What is the relationship between electron volts and semiconductor bandgaps?
A semiconductor's bandgap — the minimum energy to free an electron from its bond — is expressed in eV. Silicon has a bandgap of 1.12 eV, gallium arsenide 1.42 eV, and gallium nitride 3.4 eV. The bandgap determines which wavelengths of light a solar cell can absorb and what color an LED emits. Lower bandgap means longer-wavelength (redder) light.
How many electron volts does the Large Hadron Collider produce?
The LHC accelerates protons to 6.5 TeV (6.5 × 10¹² eV) per beam, giving collisions a center-of-mass energy of 13 TeV. That sounds enormous, but 13 TeV is only about 2 microjoules — the kinetic energy of a flying mosquito. The power of the LHC lies in concentrating that energy into a space a million times smaller than an atom.

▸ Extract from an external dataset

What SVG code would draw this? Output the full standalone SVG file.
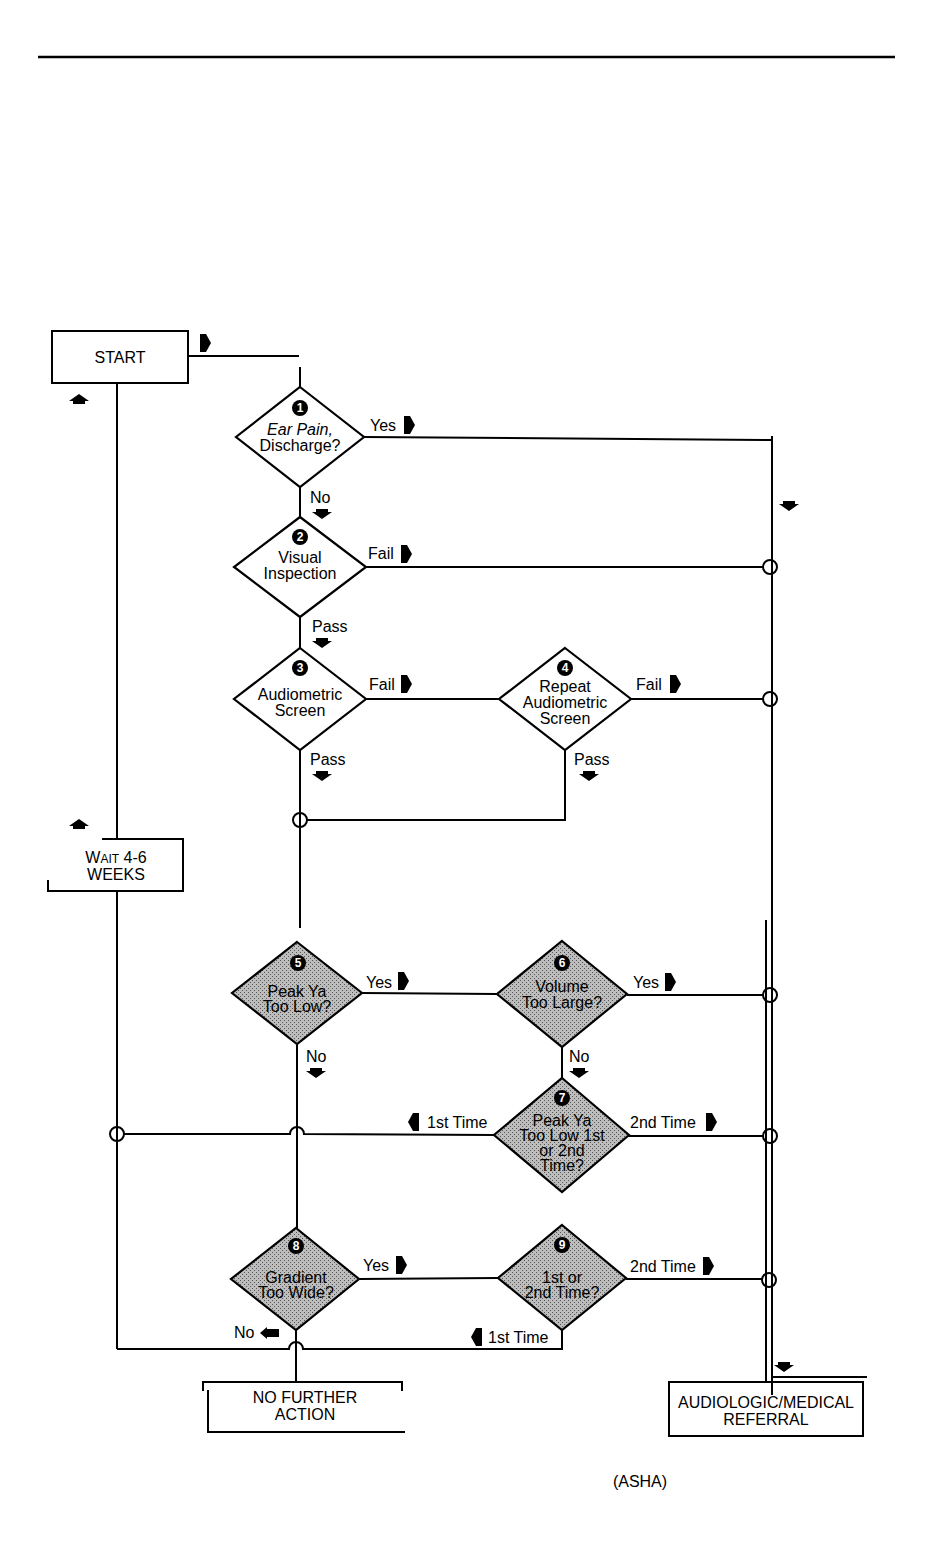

How do you convert electron volts to joules?
Multiply by 1.602 176 634 × 10⁻¹⁹. So 1 eV = 1.602 × 10⁻¹⁹ J, 1 keV = 1.602 × 10⁻¹⁶ J, and 1 MeV = 1.602 × 10⁻¹³ J. This conversion factor is exactly the elementary charge in coulombs, because an electron volt is defined as the energy gained by one electron charge crossing one volt of potential.